Some Far Fields NPCs challenge Hornet directly, implying a task or condition must be met. If the conversation ends without changing the environment or unlocking a clear objective, it’s not actionable yet. These characters are narrative anchors, not progression gates.

You’re meant to remember them, not satisfy them immediately. When the game wants you to return, it will give you a mechanical reason, not just dialogue guilt.

Locked Paths With No Visual Language

Pay attention to how Silksong communicates locked content. Active locks usually show damage states, cracked surfaces, silk anchors, or reactive elements. If a door or barrier lacks any readable interaction language, it’s not a puzzle you’re missing.

Far Fields includes several routes that look like secrets but have zero affordances. That’s intentional. They activate after world-state changes tied to other regions.

Combat Arenas That Never Resolve

If you enter a space that spawns waves endlessly or respawns enemies the moment you leave the screen, don’t brute-force it. These arenas often exist to train movement under pressure, not to be cleared.

Progression in Far Fields favors traversal mastery over kill counts. If the room never “clicks” into a solved state, it’s not meant to be completed right now.

Map Gaps That Only Lead Back Into Themselves

Some unexplored map edges in Far Fields form tight loops that reconnect to known areas without opening new exits. These are classic backtracking traps designed to waste completionists’ time.

If uncovering a new section doesn’t expand your routing options within two or three screens, stop pushing. True progression routes always change how you move through the zone.

Audio and Visual Foreshadowing Without Mechanical Payoff

You’ll hear distant machinery, feel screen shakes, or see background events you can’t influence yet. These are world-building cues, not hidden switches.

Far Fields loves to show you the future before letting you touch it. When those elements become interactive, the game will make the shift unmistakable.

Understanding what to leave behind is the real skill check of Far Fields. The zone isn’t blocking you because you’re underpowered. It’s asking whether you can recognize when forward momentum means leaving unfinished business behind and trusting that Silksong will bring you back when it actually matters.

Clear Step-by-Step Path to Exit the Far Fields and Resume Main Progression

Once you stop treating Far Fields like a checklist and start reading it as a systems tutorial, the exit path becomes surprisingly clean. The zone isn’t testing your damage or patience. It’s testing whether you recognize when Silksong wants you to move on.

What follows is the exact progression route that works now, not later, and avoids every false lead the area throws at you.

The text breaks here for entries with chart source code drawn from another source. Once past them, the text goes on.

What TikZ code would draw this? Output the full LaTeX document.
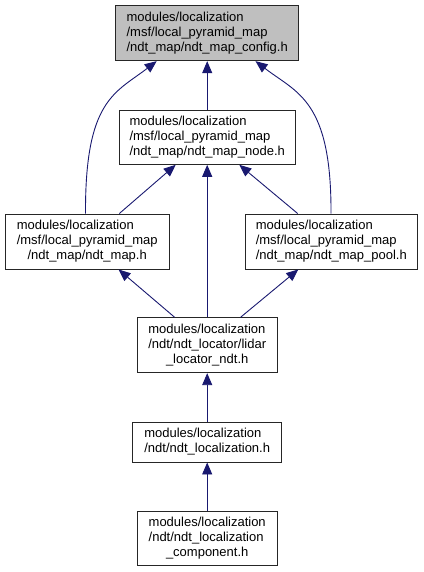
\documentclass[tikz,border=0pt]{standalone}
\usepackage{fontspec}
\setmainfont{Liberation Sans}
\usetikzlibrary{arrows.meta}
\definecolor{edgeblue}{HTML}{191970}
\definecolor{topgray}{HTML}{BFBFBF}
\begin{document}
\begin{tikzpicture}[x=1pt,y=-1pt,
  file/.style={draw=black!85,line width=0.9pt,fill=white,inner sep=0pt,
    font=\fontsize{13}{15}\selectfont},
  dep/.style={draw=edgeblue,line width=0.9pt,-{Triangle[length=12pt,width=10pt]}}]
\useasboundingbox (0,0) rectangle (423,572);

\node[file,fill=topgray,minimum width=183pt,minimum height=55pt] (n1) at (207.2,33.2)
  {\begin{tabular}{@{}l@{}}modules/localization\\/msf/local\_pyramid\_map\\\multicolumn{1}{@{}c@{}}{/ndt\_map/ndt\_map\_config.h}\end{tabular}};
\node[file,minimum width=176.3pt,minimum height=54.3pt] (n2) at (207.2,137.2)
  {\begin{tabular}{@{}l@{}}modules/localization\\/msf/local\_pyramid\_map\\\multicolumn{1}{@{}c@{}}{/ndt\_map/ndt\_map\_node.h}\end{tabular}};
\node[file,minimum width=164.3pt,minimum height=55pt] (n3) at (87.2,241.5)
  {\begin{tabular}{@{}l@{}}modules/localization\\/msf/local\_pyramid\_map\\\multicolumn{1}{@{}c@{}}{/ndt\_map/ndt\_map.h}\end{tabular}};
\node[file,minimum width=172pt,minimum height=55pt] (n4) at (331.3,241.5)
  {\begin{tabular}{@{}l@{}}modules/localization\\/msf/local\_pyramid\_map\\\multicolumn{1}{@{}c@{}}{/ndt\_map/ndt\_map\_pool.h}\end{tabular}};
\node[file,minimum width=140pt,minimum height=55pt] (n5) at (207.2,345.2)
  {\begin{tabular}{@{}l@{}}modules/localization\\/ndt/ndt\_locator/lidar\\\multicolumn{1}{@{}c@{}}{\_locator\_ndt.h}\end{tabular}};
\node[file,minimum width=149.4pt,minimum height=40pt] (n6) at (207.2,442)
  {\begin{tabular}{@{}l@{}}modules/localization\\\multicolumn{1}{@{}c@{}}{/ndt/ndt\_localization.h}\end{tabular}};
\node[file,minimum width=140pt,minimum height=54.7pt] (n7) at (207.2,538.3)
  {\begin{tabular}{@{}l@{}}modules/localization\\/ndt/ndt\_localization\\\multicolumn{1}{@{}c@{}}{\_component.h}\end{tabular}};

\draw[dep] (n2.north) -- (n1.south);
\draw[dep] ([xshift=-1.7pt]n3.north) .. controls (85,100) and (115,93) .. ([xshift=-50.5pt]n1.south);
\draw[dep] ([xshift=-0.3pt]n4.north) .. controls (331.5,100) and (297,93) .. ([xshift=48.3pt]n1.south);
\draw[dep] ([xshift=32.1pt]n3.north) -- ([xshift=-31.5pt]n2.south);
\draw[dep] ([xshift=-33.6pt]n4.north) -- ([xshift=32.1pt]n2.south);
\draw[dep] (n5.north) -- (n2.south);
\draw[dep] ([xshift=-32.6pt]n5.north) -- ([xshift=31.3pt]n3.south);
\draw[dep] ([xshift=33.4pt]n5.north) -- ([xshift=-33pt]n4.south);
\draw[dep] (n6.north) -- (n5.south);
\draw[dep] (n7.north) -- (n6.south);
\end{tikzpicture}
\end{document}
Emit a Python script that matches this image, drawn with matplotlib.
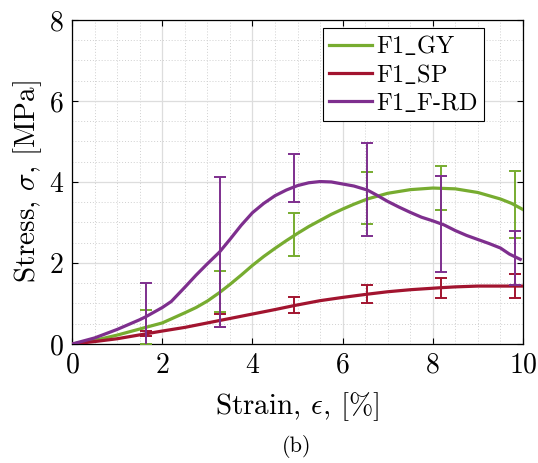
import matplotlib
matplotlib.use("Agg")
import matplotlib.pyplot as plt
from matplotlib.ticker import MultipleLocator

plt.rcParams['font.family'] = 'cmr10'
plt.rcParams['mathtext.fontset'] = 'cm'
plt.rcParams['axes.formatter.use_mathtext'] = True

# mean curves (strain %, stress MPa)
gy_x = [0, 0.5, 1.0, 1.5, 1.63, 2.0, 2.3, 2.5, 2.75, 3.0, 3.27, 3.5, 3.75, 4.0, 4.25, 4.5, 4.75, 5.0,
        5.25, 5.5, 5.75, 6.0, 6.25, 6.55, 7.0, 7.5, 8.0, 8.5, 9.0, 9.5, 9.75, 10.0]
gy_y = [0, 0.09, 0.22, 0.37, 0.41, 0.52, 0.67, 0.77, 0.90, 1.06, 1.27, 1.47, 1.70, 1.94, 2.16, 2.36, 2.55, 2.73,
        2.90, 3.05, 3.20, 3.33, 3.45, 3.58, 3.72, 3.81, 3.85, 3.83, 3.74, 3.58, 3.47, 3.32]

sp_x = [0, 0.5, 1.0, 1.63, 2.0, 2.5, 3.0, 3.27, 3.5, 4.0, 4.5, 4.93, 5.5, 6.0, 6.55, 7.0, 7.5, 8.18, 8.5, 9.0, 9.83, 10.0]
sp_y = [0, 0.06, 0.13, 0.25, 0.32, 0.41, 0.52, 0.58, 0.63, 0.74, 0.85, 0.95, 1.07, 1.15, 1.23, 1.29, 1.34, 1.39, 1.41, 1.43, 1.43, 1.43]

rd_x = [0, 0.5, 1.0, 1.5, 1.63, 2.0, 2.2, 2.5, 2.75, 3.0, 3.27, 3.5, 3.75, 4.0, 4.25, 4.5, 4.75, 5.0, 5.25,
        5.5, 5.75, 6.0, 6.25, 6.55, 6.75, 7.0, 7.25, 7.5, 7.75, 8.0, 8.25, 8.5, 8.75, 9.0, 9.25, 9.5, 9.7, 9.94]
rd_y = [0, 0.15, 0.36, 0.60, 0.67, 0.90, 1.05, 1.40, 1.70, 1.98, 2.27, 2.58, 2.93, 3.24, 3.47, 3.66, 3.80, 3.91, 3.98,
        4.01, 4.00, 3.95, 3.90, 3.80, 3.68, 3.52, 3.38, 3.25, 3.13, 3.04, 2.94, 2.80, 2.68, 2.58, 2.48, 2.37, 2.22, 2.09]

# error bars at test points
err_x = [1.63, 3.27, 4.93, 6.55, 8.18, 9.83]
gy_m = [0.42, 1.29, 2.70, 3.61, 3.86, 3.44]
gy_e = [0.43, 0.51, 0.53, 0.64, 0.54, 0.83]
sp_m = [0.25, 0.58, 0.96, 1.23, 1.39, 1.43]
sp_e = [0.06, 0.15, 0.20, 0.23, 0.25, 0.29]
rd_m = [0.68, 2.27, 4.10, 3.81, 2.96, 2.13]
rd_e = [0.83, 1.85, 0.59, 1.15, 1.19, 0.67]

green = '#77AC30'
red = '#A2142F'
purple = '#7E2F8E'

fig = plt.figure(figsize=(5.38, 4.63), dpi=100)
ax = fig.add_axes([0.134, 0.257, 0.838, 0.700])

ax.plot(gy_x, gy_y, color=green, lw=2.3, label=r'F1$\_$GY', zorder=3)
ax.plot(sp_x, sp_y, color=red, lw=2.3, label=r'F1$\_$SP', zorder=3)
ax.plot(rd_x, rd_y, color=purple, lw=2.3, label=r'F1$\_$F-RD', zorder=3)

for m, e, c in [(gy_m, gy_e, green), (sp_m, sp_e, red), (rd_m, rd_e, purple)]:
    ax.errorbar(err_x, m, yerr=e, fmt='none', ecolor=c, elinewidth=1.4,
                capsize=4, capthick=1.4, zorder=3)

ax.set_xlim(0, 10)
ax.set_ylim(0, 8)
ax.xaxis.set_major_locator(MultipleLocator(2))
ax.yaxis.set_major_locator(MultipleLocator(2))
ax.xaxis.set_minor_locator(MultipleLocator(0.5))
ax.yaxis.set_minor_locator(MultipleLocator(0.5))
ax.grid(True, which='major', color='#dddddd', lw=0.9)
ax.grid(True, which='minor', color='#d0d0d0', lw=0.7, linestyle=(0, (1, 2)))
ax.set_axisbelow(True)
ax.tick_params(which='major', direction='in', top=True, right=True, length=4,
               labelsize=20, pad=6)
ax.tick_params(which='minor', length=0)
for s in ax.spines.values():
    s.set_linewidth(0.9)

ax.set_xlabel(r'Strain, $\epsilon$, [%]', fontsize=21, labelpad=8)
ax.set_ylabel(r'Stress, $\sigma$, [MPa]', fontsize=21, labelpad=3)

leg = ax.legend(loc='upper right', bbox_to_anchor=(0.925, 0.99), fontsize=17.5,
                fancybox=False, edgecolor='black', framealpha=1,
                handlelength=1.75, handletextpad=0.2, borderpad=0.25, labelspacing=0.2,
                borderaxespad=0.2)
leg.get_frame().set_linewidth(0.8)

fig.text(0.552, 0.036, '(b)', ha='center', va='center', fontsize=16)

fig.savefig('out.png', dpi=100)
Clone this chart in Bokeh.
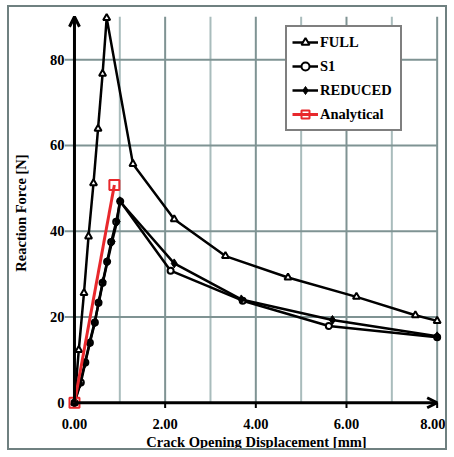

Step 1: Confirm You Have the Required Mobility, Not Extra Power

Before leaving Far Fields, sanity-check your kit. You need your baseline traversal tools from earlier regions, especially midair silk recovery and wall-based momentum control. If you’re missing anything that directly affects vertical chaining or directional redirects, you’re not meant to force Far Fields yet.

You do not need a new weapon upgrade, a DPS boost, or a combat-focused crest here. If you’re grinding enemies hoping for a damage threshold, that’s the game quietly telling you you’re already overthinking it.

Step 2: Head to the Upper-Left Expanse, Ignoring the “Almost Paths”

From the central Far Fields hub, move toward the upper-left routes that look open but sparse. This is where most players spiral into wasted exploration because the space feels unfinished on purpose.

Ignore cracked walls with no reaction, silk points that don’t respond, and vertical shafts that dead-end after one or two screens. These are world-state gated, not execution gated. Keep moving until you hit a route that actually changes your traversal rhythm instead of looping you back.

Step 3: Follow Environmental Motion, Not Landmarks

The real exit path isn’t marked by a door or set piece. It’s marked by moving elements that subtly alter how you time jumps and silk pulls. Look for areas where wind, drifting platforms, or background motion actively affect Hornet’s air control.

This is Silksong’s progression language in Far Fields. If the environment is pushing back and forcing adaptation, you’re on the correct route. Static rooms, no matter how mysterious, are side content or future hooks.

Step 4: Trigger the Silent World-State Transition

At the end of this traversal-focused stretch, you’ll pass through a transition that barely announces itself. There’s no boss gate, no combat arena, and no NPC telling you you’ve succeeded.

What changes is your map logic. You’ll notice new connective tissue forming between regions, even if the Far Fields map itself still looks incomplete. That’s the signal that the game has advanced the global state and unlocked progression elsewhere.

Step 5: Leave Far Fields Immediately

This is the step most players mess up. Once the transition happens, do not continue probing Far Fields for secrets. The zone does not reward lingering after its progression flag is set.

Backtrack out using the newly efficient routes you just unlocked and head toward the next major region the world naturally funnels you into. Silksong expects you to leave content behind here and return later with new tools and context.

Common Pitfalls That Fake Progress but Go Nowhere

If you find yourself in a combat loop with infinite respawns, you’ve gone off-route. If you’re revisiting the same three rooms from different angles, you’ve gone off-route. If you’re trying to brute-force a silk interaction that never acknowledges your input, you’ve definitely gone off-route.

Far Fields progression is binary. Either the game responds clearly, or it doesn’t. There is no hidden execution check masquerading as a secret exit.

Far Fields is Silksong teaching you restraint. The real mastery here isn’t mechanical precision, but knowing when to stop pulling at threads that aren’t meant to unravel yet. Trust the game’s language, follow the motion, and move on. The Far Fields will still be there when they’re ready to matter.